Styling tips to get your home spooktacular this Halloween

Halloween is the perfect excuse to decorate your home (particularly if you have kids). Decorating your home for Halloween doesn’t have to be expensive either. There’s a brilliant range of Halloween goodies available in stores and online at the moment including some very reasonable buys from Home Sense and Party Pieces. But, there are also plenty of low-cost, DIY projects you can make yourself right at home.

Here are some Halloween styling tips to create the perfect dinner this October:

Decorations

Pumpkins: you can never have enough pumpkins. They really do make the perfect enchanting entrance to your front door. Whilst lit up pumpkins can look like works of art, you don’t have to carve them to get an effect; simply stack them, add them into glass lanterns or paint them to add drama to your entrance. I love painted pumpkins and they’re so easy to create. Use an acrylic paint (available from many places both online and in-store) and a sealant to protect the pumpkin. Sharpie pens come in a wide variety of colours and are great for the finishing touches and adding your own design.

For a dinner party, line pumpkins and gourds down the middle of a table to create a beautiful centre piece. You can even carve one and use it as an ice bucket and use miniature pumpkins as place names.

Candles add atmosphere to any setting. Halloween-ify white tapered candles by dripping hot red wax down the tops of them, like blood drippings. Or if you want something a little more sophisticated collect some tins cans. Simply punch holes into the side of the tins and then paint them with either acrylic or chalk paint. They’ll add an eerie atmosphere to your party. You can even use smaller pumpkins for little votives.

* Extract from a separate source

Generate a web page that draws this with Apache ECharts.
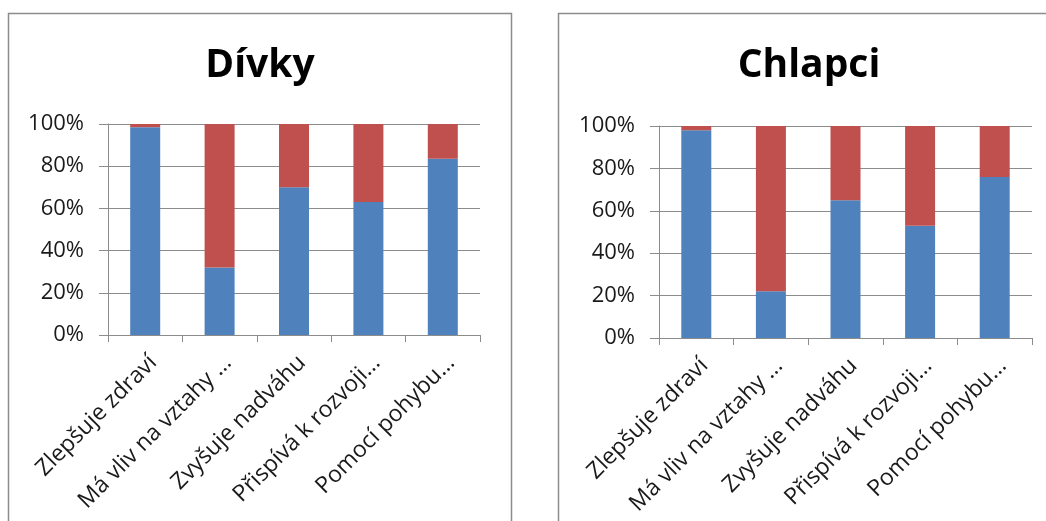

Polystyrene skulls can be picked up in most craft stores and spray painted or covered in dark glitter to emulate Damien Hirst’s crystal skull. Add them to a centre piece, above the fireplace, along a book shelf or into glass bonbon jars for a mysterious and elegant look. Flowers are great for adding colour to any event and in particular against dark Halloween backdrops. A single-colour flower can add elegance to any table. Use the polystyrene skulls as a vase; cut a hole into the top, in the centre, and insert a glass jar into the hole. Top up with water and add fresh blooms.

Food

It’s always nice to greet you guests with a little tipple, whether a cocktail or straight up gin and tonic. There’s an abundance of Halloween cocktail recipes there. However, I feel a lot of them use some pretty old-fashioned ingredients; you know those bottles which have been at the back of your drinks cupboard for ten years. Keep it fresh, you can’t go wrong with espresso martinis and they always kick-start an evening off.

This is the only opportunity you’ll get this year to make some truly gruesome treats. From jelly brains, spider web trifle to witches’ finger cookies. However, a lot of these foods come with a vast amount of ‘E’ numbers and high sugar content. This is a great time of year to eat fresh, seasonal local produce, so why not stick to something warming and comforting?

Start with a pumpkin soup. The best thing about it is that you can serve it in individual pumpkins. I love a roast pumpkin and butternut squash soup and there are plenty of recipes out there to choose from, all with their own twists. Have a look at Delish.co.uk. To follow, there’s nothing nicer at this time of year than a warm, hearty pie. Spook your guests with a skull pastry topping. There’s no reason why you can’t use a cake tin mould or a cookie cutter to make the perfect shape.

Ensure you end your dinner with show-stopping pudding. I always think chocolate orange goes down well in the colder months. Waitrose have a recipe for a delicious dark chocolate orange tart with figs. It’s super easy and if you want to, you could make it without the figs and pin a cobweb onto the chocolate tart.

The final piece: your outfit

No Halloween is complete without dressing up. Halloween costumes are so readily available nowadays. There’s an abundance of well-priced options available from high-street fashion retailers to even supermarkets. Make up can tie an outfit together and take it to another level. It’s the one occasion you can look your most garish. Plus with tools like You Tube and readily available video tutorials, it’s easier than ever to do it yourself and practise different looks in advance. Or alternatively, hire a make-up artist to go all out. Brush Beauty Concierge have plenty of Halloween looks to choose from. They’ll come direct to your home or place of work – wherever you may be – taking the hassle out of getting ready. Plus you can book online, quickly and easily using their online booking system so you can take more time styling your event.

Hopefully you’ll see from this blog that Halloween doesn’t have to mean filling your home with lots of plastic decorations and fake cobwebs. It’s a time when you can bring extravagant colours and textures to life and use seasonal produce to enhance your event. So be creative with what you have and enjoy creating your own look this Halloween.